Your objective:
Quote the listing below in its entirety, omitting every image.

Information supplied:
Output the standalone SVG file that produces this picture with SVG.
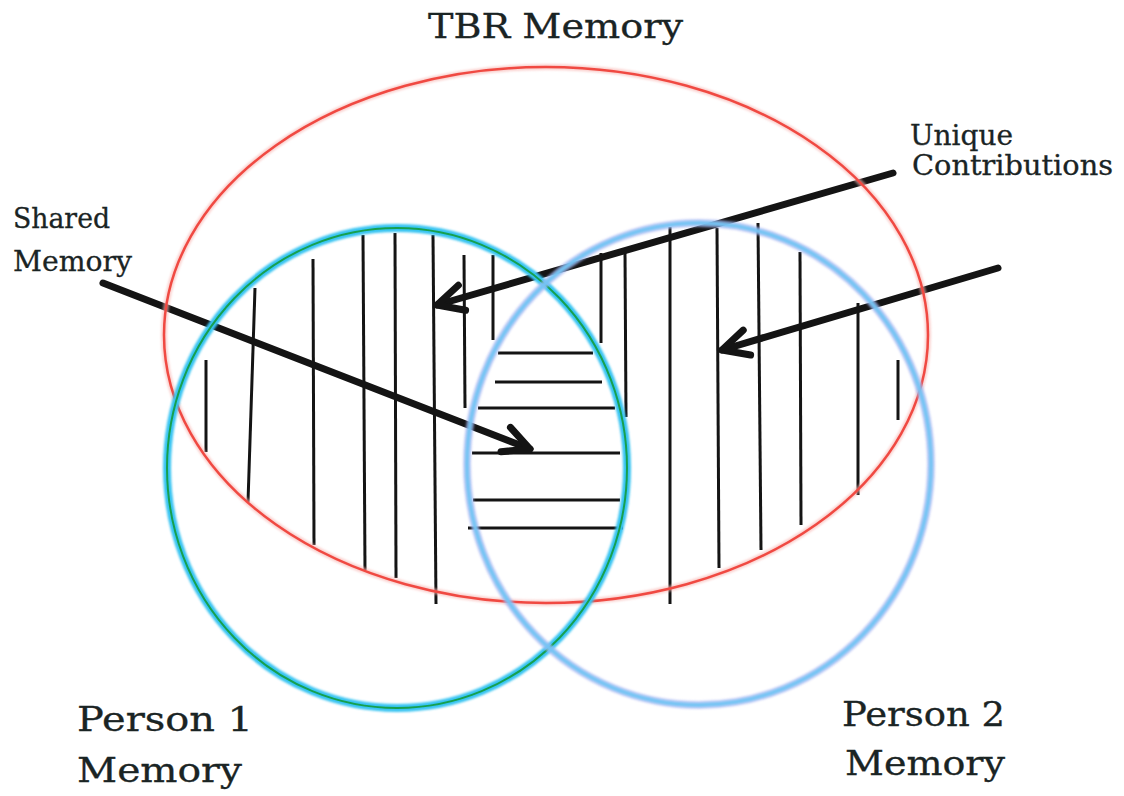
<svg xmlns="http://www.w3.org/2000/svg" width="1124" height="796" viewBox="0 0 1124 796">
<style>
.lbl{font-family:"DejaVu Serif","Liberation Serif",serif;fill:#1a2424;stroke:#1a2424;stroke-width:0.3}
.hatch{stroke:#141414;stroke-width:3;stroke-linecap:butt;fill:none}
.arrow{stroke:#141414;stroke-width:7;fill:none;stroke-linecap:round}
.ring{fill:none}
</style>
<defs>
<filter id="soft" x="-5%" y="-5%" width="110%" height="110%"><feGaussianBlur stdDeviation="1.3"/></filter>
<filter id="soft2" x="-5%" y="-5%" width="110%" height="110%"><feGaussianBlur stdDeviation="0.5"/></filter>
<marker id="chev" viewBox="-34 -20 40 40" refX="0" refY="0" markerWidth="40" markerHeight="40" markerUnits="userSpaceOnUse" orient="auto" overflow="visible">
<path d="M-26,-13 L0,0 L-26,13" fill="none" stroke="#141414" stroke-width="7" stroke-linecap="round" stroke-linejoin="round"/>
</marker>
</defs>
<rect width="1124" height="796" fill="#ffffff"/>

<g id="hatching">
<line class="hatch" x1="206" y1="360" x2="206" y2="452"/>
<line class="hatch" x1="255" y1="288" x2="248" y2="502"/>
<line class="hatch" x1="313" y1="259" x2="314" y2="545"/>
<line class="hatch" x1="363" y1="235" x2="365" y2="570"/>
<line class="hatch" x1="395" y1="233" x2="396" y2="578"/>
<line class="hatch" x1="433" y1="235" x2="436" y2="604"/>
<line class="hatch" x1="464" y1="255" x2="465" y2="408"/>
<line class="hatch" x1="493" y1="255" x2="493" y2="340"/>
<line class="hatch" x1="601" y1="253" x2="601" y2="343"/>
<line class="hatch" x1="625" y1="252" x2="626" y2="417"/>
<line class="hatch" x1="670" y1="227" x2="670" y2="604"/>
<line class="hatch" x1="717" y1="228" x2="719" y2="568"/>
<line class="hatch" x1="758" y1="223" x2="761" y2="550"/>
<line class="hatch" x1="800" y1="252" x2="801" y2="525"/>
<line class="hatch" x1="858" y1="303" x2="858" y2="495"/>
<line class="hatch" x1="898" y1="360" x2="898" y2="420"/>
<line class="hatch" x1="498" y1="353" x2="593" y2="353"/>
<line class="hatch" x1="495" y1="382" x2="602" y2="382"/>
<line class="hatch" x1="478" y1="408" x2="615" y2="408"/>
<line class="hatch" x1="472" y1="453" x2="620" y2="453"/>
<line class="hatch" x1="473" y1="500" x2="620" y2="500"/>
<line class="hatch" x1="468" y1="528" x2="623" y2="528"/>
</g>

<g id="connectors">
<line class="arrow" x1="103" y1="283" x2="530" y2="449" marker-end="url(#chev)"/>
<line class="arrow" x1="893" y1="173" x2="437" y2="305" marker-end="url(#chev)"/>
<line class="arrow" x1="998" y1="268" x2="722" y2="350" marker-end="url(#chev)"/>
</g>

<g id="tbr-memory">
<ellipse class="ring" cx="546" cy="335" rx="382" ry="268" stroke="#f8b4b0" stroke-width="6" filter="url(#soft)" opacity="0.6"/>
<ellipse class="ring" cx="546" cy="335" rx="382" ry="268" stroke="#f04a42" stroke-width="2.5" filter="url(#soft2)"/>
<text class="lbl" x="428" y="38" font-size="33" textLength="255" lengthAdjust="spacingAndGlyphs">TBR Memory</text>
</g>

<g id="person1-memory">
<ellipse class="ring" cx="397" cy="468" rx="230" ry="240" stroke="#38c4f2" stroke-width="8" filter="url(#soft)"/>
<ellipse class="ring" cx="397" cy="468" rx="230" ry="240" stroke="#17a050" stroke-width="2" filter="url(#soft2)"/>
<text class="lbl" x="77" y="731" font-size="33" textLength="176" lengthAdjust="spacingAndGlyphs">Person 1</text>
<text class="lbl" x="77" y="782" font-size="33" textLength="165" lengthAdjust="spacingAndGlyphs">Memory</text>
</g>

<g id="person2-memory">
<ellipse class="ring" cx="699" cy="464" rx="232" ry="241" stroke="#a8b4f2" stroke-width="8" filter="url(#soft)" opacity="0.65"/>
<ellipse class="ring" cx="699" cy="464" rx="232" ry="241" stroke="#74c4f4" stroke-width="4" filter="url(#soft)"/>
<text class="lbl" x="842" y="726" font-size="33" textLength="163" lengthAdjust="spacingAndGlyphs">Person 2</text>
<text class="lbl" x="845" y="775" font-size="33" textLength="160" lengthAdjust="spacingAndGlyphs">Memory</text>
</g>

<g id="shared-memory-label">
<text class="lbl" x="13" y="228" font-size="27" textLength="97" lengthAdjust="spacingAndGlyphs">Shared</text>
<text class="lbl" x="13" y="271" font-size="27" textLength="119" lengthAdjust="spacingAndGlyphs">Memory</text>
</g>

<g id="unique-contributions-label">
<text class="lbl" x="910" y="145" font-size="27" textLength="103" lengthAdjust="spacingAndGlyphs">Unique</text>
<text class="lbl" x="912" y="175" font-size="27" textLength="201" lengthAdjust="spacingAndGlyphs">Contributions</text>
</g>
</svg>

Reply:
Output the standalone SVG file that produces this picture with SVG.
<svg xmlns="http://www.w3.org/2000/svg" width="1124" height="796" viewBox="0 0 1124 796">
<style>
.lbl{font-family:"DejaVu Serif","Liberation Serif",serif;fill:#1a2424;stroke:#1a2424;stroke-width:0.3}
.hatch{stroke:#141414;stroke-width:3;stroke-linecap:butt;fill:none}
.arrow{stroke:#141414;stroke-width:7;fill:none;stroke-linecap:round}
.ring{fill:none}
</style>
<defs>
<filter id="soft" x="-5%" y="-5%" width="110%" height="110%"><feGaussianBlur stdDeviation="1.3"/></filter>
<filter id="soft2" x="-5%" y="-5%" width="110%" height="110%"><feGaussianBlur stdDeviation="0.5"/></filter>
<marker id="chev" viewBox="-34 -20 40 40" refX="0" refY="0" markerWidth="40" markerHeight="40" markerUnits="userSpaceOnUse" orient="auto" overflow="visible">
<path d="M-26,-13 L0,0 L-26,13" fill="none" stroke="#141414" stroke-width="7" stroke-linecap="round" stroke-linejoin="round"/>
</marker>
</defs>
<rect width="1124" height="796" fill="#ffffff"/>

<g id="hatching">
<line class="hatch" x1="206" y1="360" x2="206" y2="452"/>
<line class="hatch" x1="255" y1="288" x2="248" y2="502"/>
<line class="hatch" x1="313" y1="259" x2="314" y2="545"/>
<line class="hatch" x1="363" y1="235" x2="365" y2="570"/>
<line class="hatch" x1="395" y1="233" x2="396" y2="578"/>
<line class="hatch" x1="433" y1="235" x2="436" y2="604"/>
<line class="hatch" x1="464" y1="255" x2="465" y2="408"/>
<line class="hatch" x1="493" y1="255" x2="493" y2="340"/>
<line class="hatch" x1="601" y1="253" x2="601" y2="343"/>
<line class="hatch" x1="625" y1="252" x2="626" y2="417"/>
<line class="hatch" x1="670" y1="227" x2="670" y2="604"/>
<line class="hatch" x1="717" y1="228" x2="719" y2="568"/>
<line class="hatch" x1="758" y1="223" x2="761" y2="550"/>
<line class="hatch" x1="800" y1="252" x2="801" y2="525"/>
<line class="hatch" x1="858" y1="303" x2="858" y2="495"/>
<line class="hatch" x1="898" y1="360" x2="898" y2="420"/>
<line class="hatch" x1="498" y1="353" x2="593" y2="353"/>
<line class="hatch" x1="495" y1="382" x2="602" y2="382"/>
<line class="hatch" x1="478" y1="408" x2="615" y2="408"/>
<line class="hatch" x1="472" y1="453" x2="620" y2="453"/>
<line class="hatch" x1="473" y1="500" x2="620" y2="500"/>
<line class="hatch" x1="468" y1="528" x2="623" y2="528"/>
</g>

<g id="connectors">
<line class="arrow" x1="103" y1="283" x2="530" y2="449" marker-end="url(#chev)"/>
<line class="arrow" x1="893" y1="173" x2="437" y2="305" marker-end="url(#chev)"/>
<line class="arrow" x1="998" y1="268" x2="722" y2="350" marker-end="url(#chev)"/>
</g>

<g id="tbr-memory">
<ellipse class="ring" cx="546" cy="335" rx="382" ry="268" stroke="#f8b4b0" stroke-width="6" filter="url(#soft)" opacity="0.6"/>
<ellipse class="ring" cx="546" cy="335" rx="382" ry="268" stroke="#f04a42" stroke-width="2.5" filter="url(#soft2)"/>
<text class="lbl" x="428" y="38" font-size="33" textLength="255" lengthAdjust="spacingAndGlyphs">TBR Memory</text>
</g>

<g id="person1-memory">
<ellipse class="ring" cx="397" cy="468" rx="230" ry="240" stroke="#38c4f2" stroke-width="8" filter="url(#soft)"/>
<ellipse class="ring" cx="397" cy="468" rx="230" ry="240" stroke="#17a050" stroke-width="2" filter="url(#soft2)"/>
<text class="lbl" x="77" y="731" font-size="33" textLength="176" lengthAdjust="spacingAndGlyphs">Person 1</text>
<text class="lbl" x="77" y="782" font-size="33" textLength="165" lengthAdjust="spacingAndGlyphs">Memory</text>
</g>

<g id="person2-memory">
<ellipse class="ring" cx="699" cy="464" rx="232" ry="241" stroke="#a8b4f2" stroke-width="8" filter="url(#soft)" opacity="0.65"/>
<ellipse class="ring" cx="699" cy="464" rx="232" ry="241" stroke="#74c4f4" stroke-width="4" filter="url(#soft)"/>
<text class="lbl" x="842" y="726" font-size="33" textLength="163" lengthAdjust="spacingAndGlyphs">Person 2</text>
<text class="lbl" x="845" y="775" font-size="33" textLength="160" lengthAdjust="spacingAndGlyphs">Memory</text>
</g>

<g id="shared-memory-label">
<text class="lbl" x="13" y="228" font-size="27" textLength="97" lengthAdjust="spacingAndGlyphs">Shared</text>
<text class="lbl" x="13" y="271" font-size="27" textLength="119" lengthAdjust="spacingAndGlyphs">Memory</text>
</g>

<g id="unique-contributions-label">
<text class="lbl" x="910" y="145" font-size="27" textLength="103" lengthAdjust="spacingAndGlyphs">Unique</text>
<text class="lbl" x="912" y="175" font-size="27" textLength="201" lengthAdjust="spacingAndGlyphs">Contributions</text>
</g>
</svg>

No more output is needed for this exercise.